The Reserve Bank of India (RBI) on Tuesday discontinued issuance of letters of undertaking (LoUs) and letters of comfort (LoCs) for importers with immediate effect, in an attempt to prevent fraud such as the one allegedly carried out by jewellers Nirav Modi and Mehul Choksi.
Letters of credit (LCs) and guarantees will continue to be issued like before if they meet certain criteria.
Normal trade credit is unlikely to be hampered. However, costs would increase for importers and a profitable business avenue for foreign branches of banks would close down, said senior bankers. Importers were raising these LoUs at a cheaper rate than what they would have done had they gone in for direct dollar financing.
Another issue will be that since importers will now have to buy dollars from the market, the rupee could come under pressure.
"This would put temporary pressure on Rupee. As importers will have to buy the dollars," said K N DEY Managing. Partner of Mumbai based, United Financial Consultants.
The move is likely to hurt large importers severely. According to an importer, it used to import goods taking LoUs and LoCs from banks, while subsequently discounting them in the overseas market.
This was for the period of a normal business cycle (90 days). Discount rates are 40-50 basis points above the London Interbank Offered Rate, or Libor. Hence, importers used to secure financing at 2 per cent per annum from the overseas market. Importers would produce finished goods with the imports and square off the bank loan by selling the finished product.
A corporate treasury official estimated that the LoU discount market was at about 30 per cent of the country’s total imports. According to him, now the business risk for importers will increase because they will need higher finance limits from banks, which banks are anyway reluctant to provide.
However, Ajay Sahai, director-general and chief executive, Federation of Indian Exports Organisation (FIEO), said feedback from industry was that discontinuation of LoUs and LoCs would a have limited impact. These were mainly used by the gems and jewellery industry. The alternative means (LCs and bank guarantees) are available for accessing trade finance. Borrowers will have to see if the cost of accessing finance through these guarantees and letters of credit goes up. It will be linked to the rating of the client concerned.
LoUs and LoCs helped importers access cheap money (foreign currency) from the international market. But when converted into rupees for the purpose of accounting, the foreign exchange risk had to be factored in, bankers said.
Banks have cut down on issuance of LoUs after news of Punjab National Bank being defrauded of Rs 127 billion through these instruments.
While all are essentially guarantees, there are subtle differences. Provisioning requirements also vary.
An LC is issued by a party (in this case the bank) to other banks certifying the financial soundness of the transaction of a firm. In the case of an LoU, the bank is virtually guaranteeing that if the party does not pay up, the bank will step in with payment.
In the Nirav Modi scam, LoUs were issued by a few PNB employees bypassing the bank’s core systems. The original size of the scam was determined at Rs 114 billion, but has increased with further investigation.

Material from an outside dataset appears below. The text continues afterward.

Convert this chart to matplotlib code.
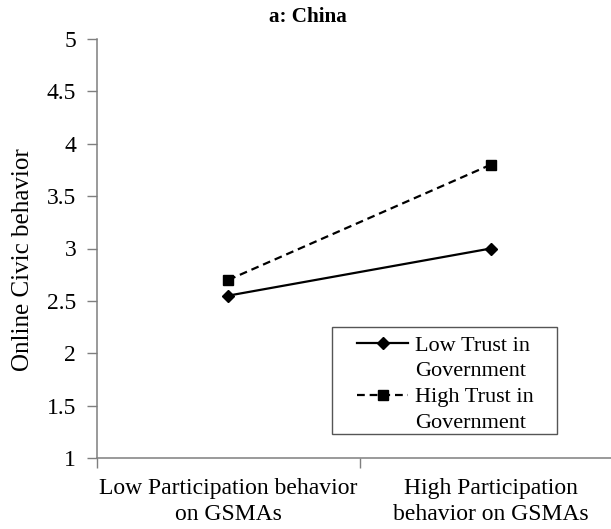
import matplotlib
matplotlib.use("Agg")
import matplotlib.pyplot as plt
from matplotlib.patches import Rectangle
from matplotlib.lines import Line2D

categories = ["Low Participation behavior\non GSMAs", "High Participation\nbehavior on GSMAs"]
low_trust = [2.55, 3.0]
high_trust = [2.70, 3.80]
yticks = [1, 1.5, 2, 2.5, 3, 3.5, 4, 4.5, 5]
ytick_labels = ["1", "1.5", "2", "2.5", "3", "3.5", "4", "4.5", "5"]
series_names = ["Low Trust in\nGovernment", "High Trust in\nGovernment"]
title = "a: China"
ylabel = "Online Civic behavior"

plt.rcParams['font.family'] = ['Liberation Serif', 'DejaVu Serif']

W, H = 611, 529
fig = plt.figure(figsize=(W/100, H/100), dpi=100)
left, right, top, bottom = 97, 622, 39, 458
ax = fig.add_axes([left/W, 1 - bottom/H, (right-left)/W, (bottom-top)/H])

x = [1, 2]
l1, = ax.plot(x, low_trust, color='black', lw=1.6, marker='D', markersize=6)
l2, = ax.plot(x, high_trust, color='black', lw=1.6, ls=(0, (3.5, 2.2)), marker='s', markersize=7.5)

ax.set_xlim(0.5, 2.5)
ax.set_ylim(1, 5)

spine_col = '#7f7f7f'
ax.set_yticks(yticks)
ax.set_yticklabels(ytick_labels, fontsize=17)
ax.tick_params(axis='y', direction='out', length=7, width=1, pad=8, colors=spine_col, labelcolor='black')

ax.set_xticks([0.5, 1.5, 2.5])
ax.set_xticklabels(["", "", ""])
ax.tick_params(axis='x', direction='out', length=7, width=1, colors=spine_col)

for cx, lab in zip(x, categories):
    ax.text(cx, 1 - 20/104.75, lab, ha='center', va='top', fontsize=17,
            transform=ax.transData, linespacing=1.3)

for s in ['top', 'right']:
    ax.spines[s].set_visible(False)
for s in ['left', 'bottom']:
    ax.spines[s].set_color(spine_col)
    ax.spines[s].set_linewidth(1.1)

fig.text(23/W, 1 - 260/H, ylabel, rotation=90, ha='center', va='center', fontsize=18)
fig.text(308/W, 1 - 17/H, title, ha='center', va='center', fontsize=15.2, fontweight='bold')

# legend frame
fig.patches.append(Rectangle((332/W, 1 - 434/H), (557-332)/W, (434-327)/H,
                             transform=fig.transFigure, fill=False, edgecolor='#555555', lw=1.0))
blank = Line2D([], [], linestyle='none')
handles, labels = [], []
for h, name in zip([l1, l2], series_names):
    parts = name.split("\n")
    handles += [h, blank]
    labels += parts
leg = fig.legend(handles, labels, loc='upper left', bbox_to_anchor=(357/W, 1 - 335/H),
                 bbox_transform=fig.transFigure,
                 fontsize=16, frameon=False,
                 handlelength=2.3, borderpad=0, labelspacing=0.24, handletextpad=0.3,
                 borderaxespad=0)

fig.savefig("out.png", dpi=100)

The RBI on Monday had reduced the tenure of guarantees and standby LCs to one year from three years earlier and had said banks should ensure that these guarantees are used by their clients for the intended purposes only. It had also modified its guidelines on hedging of commodity risks, but did not extend the facility to firms trading in gold, gems and precious stones.
Even as the RBI has allowed LCs and guarantees, the guidelines said banks should not take too much of an unsecured exposure. LCs are issued in serially numbered security forms, and there is a clause for the beneficiaries that “they should, in their own interest, verify the genuineness of the guarantee with the issuing bank”.
There are also strict criteria for bank guarantees, such as any guarantee issued for Rs 50,000 and above should be signed by two officials jointly. A lower cut-off limit is also followed by some bank branches. “The responsibility for ensuring the adequacy and effectiveness of the systems and procedures for preventing perpetration of fraud and malpractice by their officials would, in such cases, rest on the top managements of the banks,” the RBI’s master circular says. “In case exceptions are made for affixing of only one signature on the instruments, banks should devise a system for subjecting such instruments to special scrutiny by the auditors or inspectors at the time of internal inspection of branches,” according to RBI norms.